Problem: Starting with the first line below, extract each line through the one that contains "0.0374, 0.0122, 0.0131, 0.0183, 0.0147, 0.0177, 0.0154]", inclusive, excluding pictures.
-- BEGIN Supplied information --
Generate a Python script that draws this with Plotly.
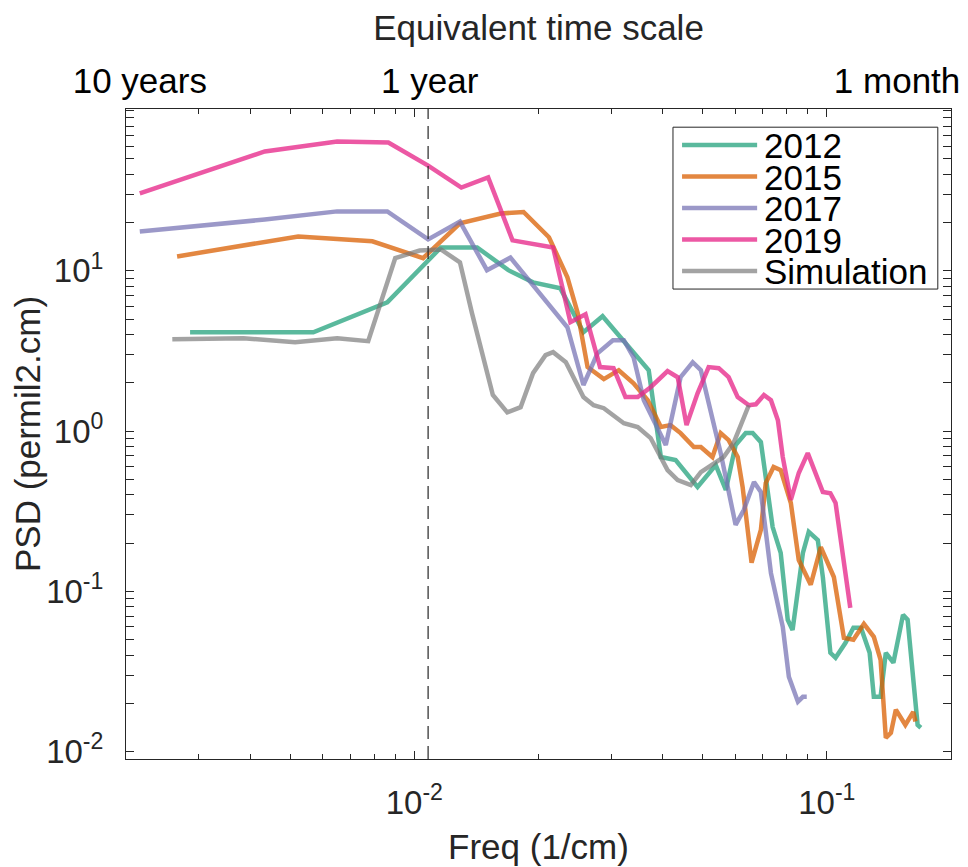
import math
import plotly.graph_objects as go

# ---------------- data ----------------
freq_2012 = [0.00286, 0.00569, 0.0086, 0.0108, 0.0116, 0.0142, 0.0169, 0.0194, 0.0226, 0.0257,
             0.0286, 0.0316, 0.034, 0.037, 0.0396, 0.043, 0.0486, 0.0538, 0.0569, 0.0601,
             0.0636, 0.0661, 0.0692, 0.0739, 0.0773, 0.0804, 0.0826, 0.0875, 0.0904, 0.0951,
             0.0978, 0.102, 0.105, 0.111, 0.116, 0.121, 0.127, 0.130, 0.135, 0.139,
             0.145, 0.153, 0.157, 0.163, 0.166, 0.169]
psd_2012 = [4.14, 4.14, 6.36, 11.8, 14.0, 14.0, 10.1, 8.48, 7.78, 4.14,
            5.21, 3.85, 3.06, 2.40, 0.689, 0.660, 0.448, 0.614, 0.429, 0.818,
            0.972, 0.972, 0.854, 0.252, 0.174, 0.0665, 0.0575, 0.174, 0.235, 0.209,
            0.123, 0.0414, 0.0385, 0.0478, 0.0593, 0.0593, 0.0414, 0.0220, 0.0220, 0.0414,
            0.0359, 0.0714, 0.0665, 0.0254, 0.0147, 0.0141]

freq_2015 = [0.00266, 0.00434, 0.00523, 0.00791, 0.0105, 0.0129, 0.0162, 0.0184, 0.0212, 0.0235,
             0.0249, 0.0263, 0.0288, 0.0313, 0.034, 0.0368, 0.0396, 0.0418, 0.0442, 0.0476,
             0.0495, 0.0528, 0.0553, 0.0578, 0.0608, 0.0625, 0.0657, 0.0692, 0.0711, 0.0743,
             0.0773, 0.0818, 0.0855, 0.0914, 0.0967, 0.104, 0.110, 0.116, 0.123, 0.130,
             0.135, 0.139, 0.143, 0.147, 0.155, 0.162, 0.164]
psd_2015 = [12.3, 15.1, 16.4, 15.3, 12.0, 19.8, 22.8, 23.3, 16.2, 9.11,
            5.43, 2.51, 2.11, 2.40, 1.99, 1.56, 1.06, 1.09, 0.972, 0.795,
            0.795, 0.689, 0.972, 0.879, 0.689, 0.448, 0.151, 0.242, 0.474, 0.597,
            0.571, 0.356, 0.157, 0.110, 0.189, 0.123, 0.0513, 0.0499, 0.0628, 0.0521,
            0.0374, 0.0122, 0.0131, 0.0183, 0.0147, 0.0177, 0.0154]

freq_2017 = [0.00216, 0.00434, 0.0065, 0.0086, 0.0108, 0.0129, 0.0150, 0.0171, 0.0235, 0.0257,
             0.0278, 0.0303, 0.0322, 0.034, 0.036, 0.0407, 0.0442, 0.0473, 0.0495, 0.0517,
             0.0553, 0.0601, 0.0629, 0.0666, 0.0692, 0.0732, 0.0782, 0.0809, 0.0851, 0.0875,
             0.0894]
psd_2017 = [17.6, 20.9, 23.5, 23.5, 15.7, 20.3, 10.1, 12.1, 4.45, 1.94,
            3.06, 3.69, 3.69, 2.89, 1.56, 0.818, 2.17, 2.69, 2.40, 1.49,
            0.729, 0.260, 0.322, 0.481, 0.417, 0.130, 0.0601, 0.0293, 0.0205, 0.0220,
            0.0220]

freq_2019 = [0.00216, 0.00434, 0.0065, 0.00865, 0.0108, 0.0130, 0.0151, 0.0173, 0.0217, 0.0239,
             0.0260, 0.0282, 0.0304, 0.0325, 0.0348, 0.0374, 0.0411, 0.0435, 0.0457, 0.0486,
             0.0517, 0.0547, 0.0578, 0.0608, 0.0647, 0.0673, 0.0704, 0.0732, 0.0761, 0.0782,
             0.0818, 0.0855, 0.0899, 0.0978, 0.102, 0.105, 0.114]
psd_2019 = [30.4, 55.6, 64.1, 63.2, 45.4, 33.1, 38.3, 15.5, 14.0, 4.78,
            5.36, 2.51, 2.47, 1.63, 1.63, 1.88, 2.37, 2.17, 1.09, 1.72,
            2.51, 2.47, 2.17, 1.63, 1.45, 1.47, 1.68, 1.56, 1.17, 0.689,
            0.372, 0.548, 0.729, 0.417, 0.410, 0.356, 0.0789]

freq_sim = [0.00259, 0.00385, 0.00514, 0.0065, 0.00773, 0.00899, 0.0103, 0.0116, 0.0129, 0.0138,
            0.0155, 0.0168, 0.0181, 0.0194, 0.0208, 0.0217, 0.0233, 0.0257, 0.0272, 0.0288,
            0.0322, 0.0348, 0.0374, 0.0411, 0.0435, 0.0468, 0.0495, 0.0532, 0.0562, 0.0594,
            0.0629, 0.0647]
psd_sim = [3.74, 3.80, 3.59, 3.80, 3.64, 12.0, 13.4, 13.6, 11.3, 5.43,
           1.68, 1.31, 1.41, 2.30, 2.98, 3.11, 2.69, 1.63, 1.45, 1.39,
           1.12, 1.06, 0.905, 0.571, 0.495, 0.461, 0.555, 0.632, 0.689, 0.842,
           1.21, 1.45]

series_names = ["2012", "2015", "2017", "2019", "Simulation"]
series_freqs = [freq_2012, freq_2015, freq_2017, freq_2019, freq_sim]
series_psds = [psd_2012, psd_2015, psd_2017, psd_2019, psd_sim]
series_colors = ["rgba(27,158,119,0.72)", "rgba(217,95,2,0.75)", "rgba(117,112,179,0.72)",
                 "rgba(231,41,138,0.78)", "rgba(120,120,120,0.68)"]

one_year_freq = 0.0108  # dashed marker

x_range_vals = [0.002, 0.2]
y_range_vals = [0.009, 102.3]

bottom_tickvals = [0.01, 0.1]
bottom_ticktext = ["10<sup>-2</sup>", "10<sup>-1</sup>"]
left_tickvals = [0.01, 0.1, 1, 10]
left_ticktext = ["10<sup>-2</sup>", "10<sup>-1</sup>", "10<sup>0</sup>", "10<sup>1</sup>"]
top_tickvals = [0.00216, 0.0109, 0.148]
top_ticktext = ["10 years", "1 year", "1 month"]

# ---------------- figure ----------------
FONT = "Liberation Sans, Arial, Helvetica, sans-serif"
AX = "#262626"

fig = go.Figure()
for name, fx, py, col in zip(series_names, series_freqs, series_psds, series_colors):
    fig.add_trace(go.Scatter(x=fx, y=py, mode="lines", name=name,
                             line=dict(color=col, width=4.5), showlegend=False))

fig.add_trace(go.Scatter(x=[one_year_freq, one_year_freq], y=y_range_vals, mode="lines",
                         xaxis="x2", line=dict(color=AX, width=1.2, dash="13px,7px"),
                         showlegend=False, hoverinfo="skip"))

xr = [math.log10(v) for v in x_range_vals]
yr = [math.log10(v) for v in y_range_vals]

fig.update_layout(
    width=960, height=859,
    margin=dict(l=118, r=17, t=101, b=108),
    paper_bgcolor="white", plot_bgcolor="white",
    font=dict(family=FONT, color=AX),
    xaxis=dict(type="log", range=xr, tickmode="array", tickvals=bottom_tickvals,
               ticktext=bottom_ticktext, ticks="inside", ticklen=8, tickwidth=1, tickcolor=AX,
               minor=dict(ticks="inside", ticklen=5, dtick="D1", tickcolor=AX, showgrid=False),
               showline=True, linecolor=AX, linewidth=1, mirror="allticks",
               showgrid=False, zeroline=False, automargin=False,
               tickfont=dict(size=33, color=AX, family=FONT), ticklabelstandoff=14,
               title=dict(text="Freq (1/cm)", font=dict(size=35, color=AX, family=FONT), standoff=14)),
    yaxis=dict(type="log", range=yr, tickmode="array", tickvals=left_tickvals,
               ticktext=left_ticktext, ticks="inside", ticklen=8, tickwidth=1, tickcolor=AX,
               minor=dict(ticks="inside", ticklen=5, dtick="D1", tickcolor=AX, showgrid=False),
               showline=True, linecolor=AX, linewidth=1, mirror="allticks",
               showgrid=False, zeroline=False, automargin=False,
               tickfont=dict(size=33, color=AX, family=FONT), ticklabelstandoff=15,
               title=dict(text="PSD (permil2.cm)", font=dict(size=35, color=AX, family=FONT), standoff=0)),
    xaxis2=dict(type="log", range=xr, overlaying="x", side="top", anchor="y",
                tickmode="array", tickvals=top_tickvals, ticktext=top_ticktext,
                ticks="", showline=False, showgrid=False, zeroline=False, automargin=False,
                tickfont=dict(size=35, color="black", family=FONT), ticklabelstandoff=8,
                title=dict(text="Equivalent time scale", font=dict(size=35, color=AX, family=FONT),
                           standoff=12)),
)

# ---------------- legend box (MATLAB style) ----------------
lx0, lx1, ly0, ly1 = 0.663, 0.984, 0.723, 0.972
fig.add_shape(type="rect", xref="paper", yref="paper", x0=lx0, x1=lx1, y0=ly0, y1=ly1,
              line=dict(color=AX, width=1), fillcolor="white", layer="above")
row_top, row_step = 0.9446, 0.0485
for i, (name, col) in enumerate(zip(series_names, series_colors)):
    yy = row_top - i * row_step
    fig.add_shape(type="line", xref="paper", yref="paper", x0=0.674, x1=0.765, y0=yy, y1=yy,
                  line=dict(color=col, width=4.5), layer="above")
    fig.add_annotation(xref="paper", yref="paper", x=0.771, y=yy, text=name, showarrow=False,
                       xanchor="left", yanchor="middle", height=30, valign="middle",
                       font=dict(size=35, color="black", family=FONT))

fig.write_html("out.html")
-- END Supplied information --
Exercise result:
Generate a Python script that draws this with Plotly.
import math
import plotly.graph_objects as go

# ---------------- data ----------------
freq_2012 = [0.00286, 0.00569, 0.0086, 0.0108, 0.0116, 0.0142, 0.0169, 0.0194, 0.0226, 0.0257,
             0.0286, 0.0316, 0.034, 0.037, 0.0396, 0.043, 0.0486, 0.0538, 0.0569, 0.0601,
             0.0636, 0.0661, 0.0692, 0.0739, 0.0773, 0.0804, 0.0826, 0.0875, 0.0904, 0.0951,
             0.0978, 0.102, 0.105, 0.111, 0.116, 0.121, 0.127, 0.130, 0.135, 0.139,
             0.145, 0.153, 0.157, 0.163, 0.166, 0.169]
psd_2012 = [4.14, 4.14, 6.36, 11.8, 14.0, 14.0, 10.1, 8.48, 7.78, 4.14,
            5.21, 3.85, 3.06, 2.40, 0.689, 0.660, 0.448, 0.614, 0.429, 0.818,
            0.972, 0.972, 0.854, 0.252, 0.174, 0.0665, 0.0575, 0.174, 0.235, 0.209,
            0.123, 0.0414, 0.0385, 0.0478, 0.0593, 0.0593, 0.0414, 0.0220, 0.0220, 0.0414,
            0.0359, 0.0714, 0.0665, 0.0254, 0.0147, 0.0141]

freq_2015 = [0.00266, 0.00434, 0.00523, 0.00791, 0.0105, 0.0129, 0.0162, 0.0184, 0.0212, 0.0235,
             0.0249, 0.0263, 0.0288, 0.0313, 0.034, 0.0368, 0.0396, 0.0418, 0.0442, 0.0476,
             0.0495, 0.0528, 0.0553, 0.0578, 0.0608, 0.0625, 0.0657, 0.0692, 0.0711, 0.0743,
             0.0773, 0.0818, 0.0855, 0.0914, 0.0967, 0.104, 0.110, 0.116, 0.123, 0.130,
             0.135, 0.139, 0.143, 0.147, 0.155, 0.162, 0.164]
psd_2015 = [12.3, 15.1, 16.4, 15.3, 12.0, 19.8, 22.8, 23.3, 16.2, 9.11,
            5.43, 2.51, 2.11, 2.40, 1.99, 1.56, 1.06, 1.09, 0.972, 0.795,
            0.795, 0.689, 0.972, 0.879, 0.689, 0.448, 0.151, 0.242, 0.474, 0.597,
            0.571, 0.356, 0.157, 0.110, 0.189, 0.123, 0.0513, 0.0499, 0.0628, 0.0521,
            0.0374, 0.0122, 0.0131, 0.0183, 0.0147, 0.0177, 0.0154]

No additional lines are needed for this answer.